#### Raw data:
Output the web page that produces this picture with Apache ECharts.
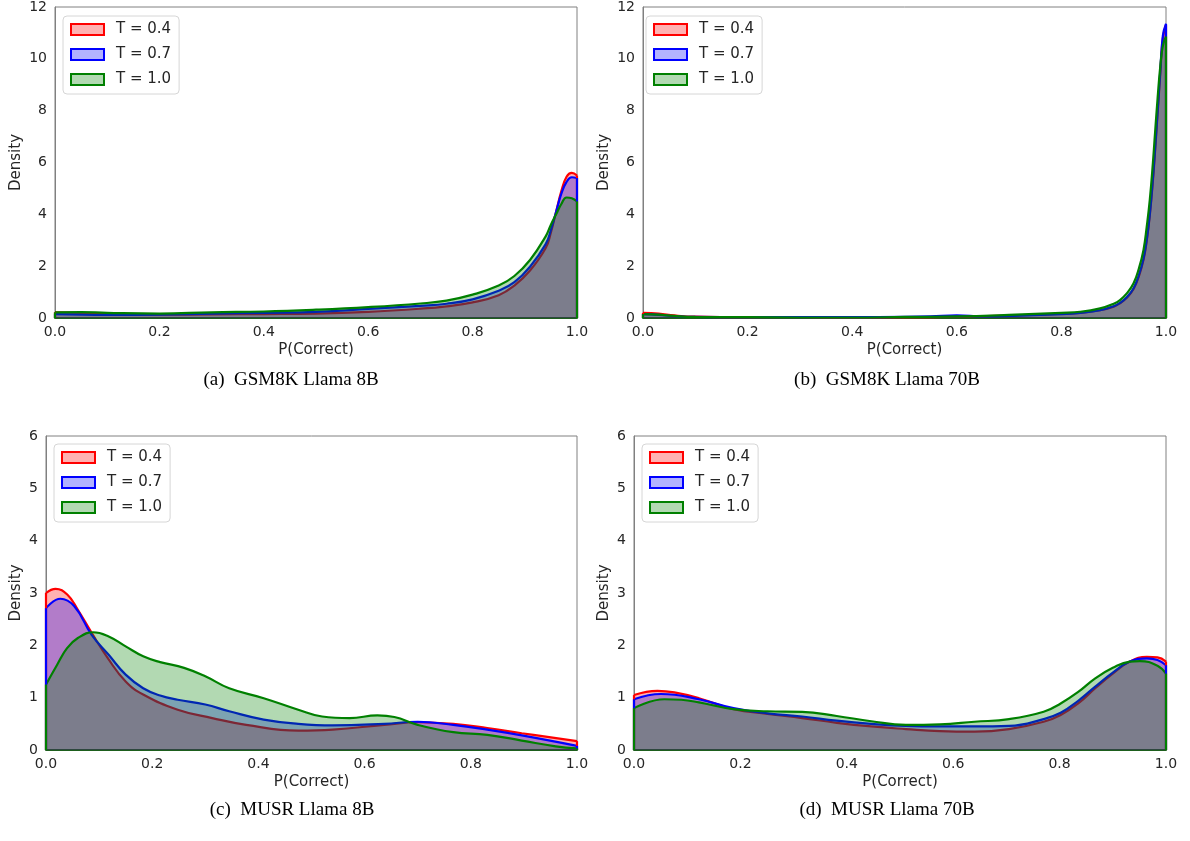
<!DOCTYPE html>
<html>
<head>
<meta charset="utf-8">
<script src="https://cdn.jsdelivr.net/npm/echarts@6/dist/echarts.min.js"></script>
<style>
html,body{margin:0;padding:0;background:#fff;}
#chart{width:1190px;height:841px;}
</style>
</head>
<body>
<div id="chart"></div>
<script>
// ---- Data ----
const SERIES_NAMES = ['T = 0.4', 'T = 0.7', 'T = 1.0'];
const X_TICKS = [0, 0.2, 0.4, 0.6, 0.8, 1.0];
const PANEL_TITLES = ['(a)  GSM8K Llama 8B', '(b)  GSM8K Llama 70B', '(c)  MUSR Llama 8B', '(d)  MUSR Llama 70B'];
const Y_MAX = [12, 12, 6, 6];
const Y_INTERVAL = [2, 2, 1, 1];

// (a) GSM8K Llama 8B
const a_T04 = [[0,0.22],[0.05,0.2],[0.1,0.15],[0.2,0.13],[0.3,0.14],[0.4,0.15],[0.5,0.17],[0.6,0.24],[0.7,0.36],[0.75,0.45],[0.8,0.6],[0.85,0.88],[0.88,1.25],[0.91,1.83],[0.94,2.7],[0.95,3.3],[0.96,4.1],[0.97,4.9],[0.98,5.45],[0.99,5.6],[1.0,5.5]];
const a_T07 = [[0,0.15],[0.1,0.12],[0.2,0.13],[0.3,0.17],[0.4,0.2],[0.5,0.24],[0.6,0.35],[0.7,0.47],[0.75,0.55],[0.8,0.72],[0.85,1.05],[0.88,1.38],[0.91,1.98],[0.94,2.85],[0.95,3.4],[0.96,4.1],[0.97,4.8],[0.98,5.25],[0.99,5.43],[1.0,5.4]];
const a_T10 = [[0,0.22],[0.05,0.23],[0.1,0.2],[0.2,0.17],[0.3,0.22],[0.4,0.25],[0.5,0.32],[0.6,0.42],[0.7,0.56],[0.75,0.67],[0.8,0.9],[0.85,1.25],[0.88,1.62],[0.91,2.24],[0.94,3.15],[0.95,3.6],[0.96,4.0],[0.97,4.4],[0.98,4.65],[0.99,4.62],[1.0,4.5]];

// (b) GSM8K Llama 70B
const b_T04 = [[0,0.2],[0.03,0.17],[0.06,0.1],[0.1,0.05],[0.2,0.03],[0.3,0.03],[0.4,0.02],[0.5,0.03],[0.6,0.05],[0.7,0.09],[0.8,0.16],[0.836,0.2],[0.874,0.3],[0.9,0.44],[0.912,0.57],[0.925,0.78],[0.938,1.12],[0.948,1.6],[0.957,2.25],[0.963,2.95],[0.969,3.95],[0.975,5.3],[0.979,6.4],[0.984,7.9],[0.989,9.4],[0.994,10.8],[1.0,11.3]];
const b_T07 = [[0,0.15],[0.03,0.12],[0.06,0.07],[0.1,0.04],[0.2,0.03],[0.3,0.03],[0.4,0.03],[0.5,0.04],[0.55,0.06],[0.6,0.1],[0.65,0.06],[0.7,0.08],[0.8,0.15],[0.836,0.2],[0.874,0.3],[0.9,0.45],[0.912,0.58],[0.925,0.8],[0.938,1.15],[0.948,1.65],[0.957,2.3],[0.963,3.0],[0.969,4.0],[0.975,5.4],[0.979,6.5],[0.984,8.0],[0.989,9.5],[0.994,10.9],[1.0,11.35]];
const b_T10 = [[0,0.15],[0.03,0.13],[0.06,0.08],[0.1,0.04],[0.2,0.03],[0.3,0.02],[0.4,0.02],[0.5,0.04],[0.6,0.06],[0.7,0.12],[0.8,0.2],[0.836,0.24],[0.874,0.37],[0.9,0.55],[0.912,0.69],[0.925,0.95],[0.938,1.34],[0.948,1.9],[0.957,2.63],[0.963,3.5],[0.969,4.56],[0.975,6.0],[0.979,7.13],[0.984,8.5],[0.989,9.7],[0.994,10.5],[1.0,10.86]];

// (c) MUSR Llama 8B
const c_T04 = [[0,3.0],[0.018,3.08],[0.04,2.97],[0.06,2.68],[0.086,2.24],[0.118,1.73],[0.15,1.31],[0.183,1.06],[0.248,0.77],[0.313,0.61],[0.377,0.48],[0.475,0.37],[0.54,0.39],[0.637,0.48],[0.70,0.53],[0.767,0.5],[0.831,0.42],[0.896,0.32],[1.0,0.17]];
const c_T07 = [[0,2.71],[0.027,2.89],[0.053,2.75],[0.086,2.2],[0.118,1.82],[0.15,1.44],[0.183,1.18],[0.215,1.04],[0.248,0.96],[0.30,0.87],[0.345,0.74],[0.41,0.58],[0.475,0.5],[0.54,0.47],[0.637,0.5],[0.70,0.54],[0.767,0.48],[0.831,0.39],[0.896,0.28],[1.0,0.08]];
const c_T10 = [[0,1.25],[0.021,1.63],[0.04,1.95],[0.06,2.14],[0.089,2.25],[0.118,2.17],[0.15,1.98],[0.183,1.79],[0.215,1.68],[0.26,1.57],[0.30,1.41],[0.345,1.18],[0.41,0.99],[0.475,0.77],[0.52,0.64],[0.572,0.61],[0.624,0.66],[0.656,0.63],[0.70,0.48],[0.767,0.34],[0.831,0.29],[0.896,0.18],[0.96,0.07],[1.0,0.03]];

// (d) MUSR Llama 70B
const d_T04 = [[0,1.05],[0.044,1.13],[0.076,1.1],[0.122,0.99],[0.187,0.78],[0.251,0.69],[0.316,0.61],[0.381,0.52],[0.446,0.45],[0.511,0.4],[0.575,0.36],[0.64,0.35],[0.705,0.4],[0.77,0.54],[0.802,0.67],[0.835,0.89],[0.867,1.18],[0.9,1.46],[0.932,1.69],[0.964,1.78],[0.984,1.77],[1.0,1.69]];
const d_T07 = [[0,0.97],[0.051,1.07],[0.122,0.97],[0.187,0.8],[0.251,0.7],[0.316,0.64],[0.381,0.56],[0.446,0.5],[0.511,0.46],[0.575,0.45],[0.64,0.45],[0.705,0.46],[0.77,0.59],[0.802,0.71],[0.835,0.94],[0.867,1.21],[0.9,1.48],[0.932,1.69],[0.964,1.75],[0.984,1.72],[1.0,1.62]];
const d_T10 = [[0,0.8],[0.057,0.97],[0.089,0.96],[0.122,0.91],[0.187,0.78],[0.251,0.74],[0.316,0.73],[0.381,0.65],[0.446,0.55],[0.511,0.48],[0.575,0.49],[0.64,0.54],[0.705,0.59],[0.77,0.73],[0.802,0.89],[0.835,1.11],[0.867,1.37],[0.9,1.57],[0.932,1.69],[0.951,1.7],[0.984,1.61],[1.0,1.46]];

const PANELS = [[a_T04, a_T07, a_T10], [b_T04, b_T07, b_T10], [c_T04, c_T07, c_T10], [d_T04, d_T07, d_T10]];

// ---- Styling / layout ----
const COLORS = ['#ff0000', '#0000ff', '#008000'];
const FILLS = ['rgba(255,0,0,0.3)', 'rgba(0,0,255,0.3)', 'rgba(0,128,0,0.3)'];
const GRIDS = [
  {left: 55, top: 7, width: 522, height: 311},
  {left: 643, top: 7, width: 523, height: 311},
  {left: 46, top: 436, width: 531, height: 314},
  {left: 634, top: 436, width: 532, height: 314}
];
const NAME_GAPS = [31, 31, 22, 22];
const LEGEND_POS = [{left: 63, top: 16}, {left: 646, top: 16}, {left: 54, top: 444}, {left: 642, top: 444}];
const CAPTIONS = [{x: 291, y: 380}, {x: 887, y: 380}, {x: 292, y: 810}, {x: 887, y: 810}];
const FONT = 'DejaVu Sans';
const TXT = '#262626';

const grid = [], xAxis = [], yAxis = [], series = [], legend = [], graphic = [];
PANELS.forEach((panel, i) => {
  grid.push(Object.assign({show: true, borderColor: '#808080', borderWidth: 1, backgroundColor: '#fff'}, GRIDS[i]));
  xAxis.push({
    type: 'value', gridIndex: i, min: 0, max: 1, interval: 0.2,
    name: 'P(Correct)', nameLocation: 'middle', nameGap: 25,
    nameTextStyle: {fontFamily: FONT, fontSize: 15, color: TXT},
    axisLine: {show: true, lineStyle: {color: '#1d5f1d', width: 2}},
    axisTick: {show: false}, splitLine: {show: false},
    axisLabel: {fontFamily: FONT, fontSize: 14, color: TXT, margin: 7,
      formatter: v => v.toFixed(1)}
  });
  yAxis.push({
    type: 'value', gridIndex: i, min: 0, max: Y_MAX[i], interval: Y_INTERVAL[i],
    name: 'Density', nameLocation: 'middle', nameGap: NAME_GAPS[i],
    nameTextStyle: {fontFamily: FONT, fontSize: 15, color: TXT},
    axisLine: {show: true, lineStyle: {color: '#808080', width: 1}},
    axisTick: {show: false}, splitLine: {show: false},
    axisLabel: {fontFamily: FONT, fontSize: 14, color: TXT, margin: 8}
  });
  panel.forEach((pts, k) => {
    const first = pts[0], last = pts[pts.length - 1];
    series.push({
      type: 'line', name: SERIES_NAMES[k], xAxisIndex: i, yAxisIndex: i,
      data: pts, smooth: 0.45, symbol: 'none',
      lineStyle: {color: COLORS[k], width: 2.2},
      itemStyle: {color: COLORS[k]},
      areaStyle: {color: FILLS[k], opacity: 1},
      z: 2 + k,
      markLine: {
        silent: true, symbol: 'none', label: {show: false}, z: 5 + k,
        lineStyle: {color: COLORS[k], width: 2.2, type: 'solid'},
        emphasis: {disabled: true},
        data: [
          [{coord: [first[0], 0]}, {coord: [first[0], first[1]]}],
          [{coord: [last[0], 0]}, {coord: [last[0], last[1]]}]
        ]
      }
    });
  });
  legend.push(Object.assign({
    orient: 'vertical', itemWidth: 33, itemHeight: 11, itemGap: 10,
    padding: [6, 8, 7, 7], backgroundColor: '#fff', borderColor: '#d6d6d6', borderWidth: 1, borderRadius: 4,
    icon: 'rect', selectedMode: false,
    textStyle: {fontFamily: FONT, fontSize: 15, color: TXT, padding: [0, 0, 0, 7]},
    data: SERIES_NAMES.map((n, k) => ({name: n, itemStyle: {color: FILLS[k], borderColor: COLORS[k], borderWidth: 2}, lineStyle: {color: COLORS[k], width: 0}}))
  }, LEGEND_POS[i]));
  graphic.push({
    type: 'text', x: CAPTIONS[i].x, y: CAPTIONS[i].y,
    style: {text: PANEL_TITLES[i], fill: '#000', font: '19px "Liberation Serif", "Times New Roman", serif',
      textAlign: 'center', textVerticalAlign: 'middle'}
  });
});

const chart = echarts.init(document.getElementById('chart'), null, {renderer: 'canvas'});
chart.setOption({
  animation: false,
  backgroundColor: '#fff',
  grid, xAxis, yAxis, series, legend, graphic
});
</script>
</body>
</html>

#### What the task requires:
Give back exactly the lines from the first line of the data through the line with "const Y_INTERVAL = [2, 2, 1, 1];", pictures excluded.

#### The reply:
Output the web page that produces this picture with Apache ECharts.
<!DOCTYPE html>
<html>
<head>
<meta charset="utf-8">
<script src="https://cdn.jsdelivr.net/npm/echarts@6/dist/echarts.min.js"></script>
<style>
html,body{margin:0;padding:0;background:#fff;}
#chart{width:1190px;height:841px;}
</style>
</head>
<body>
<div id="chart"></div>
<script>
// ---- Data ----
const SERIES_NAMES = ['T = 0.4', 'T = 0.7', 'T = 1.0'];
const X_TICKS = [0, 0.2, 0.4, 0.6, 0.8, 1.0];
const PANEL_TITLES = ['(a)  GSM8K Llama 8B', '(b)  GSM8K Llama 70B', '(c)  MUSR Llama 8B', '(d)  MUSR Llama 70B'];
const Y_MAX = [12, 12, 6, 6];
const Y_INTERVAL = [2, 2, 1, 1];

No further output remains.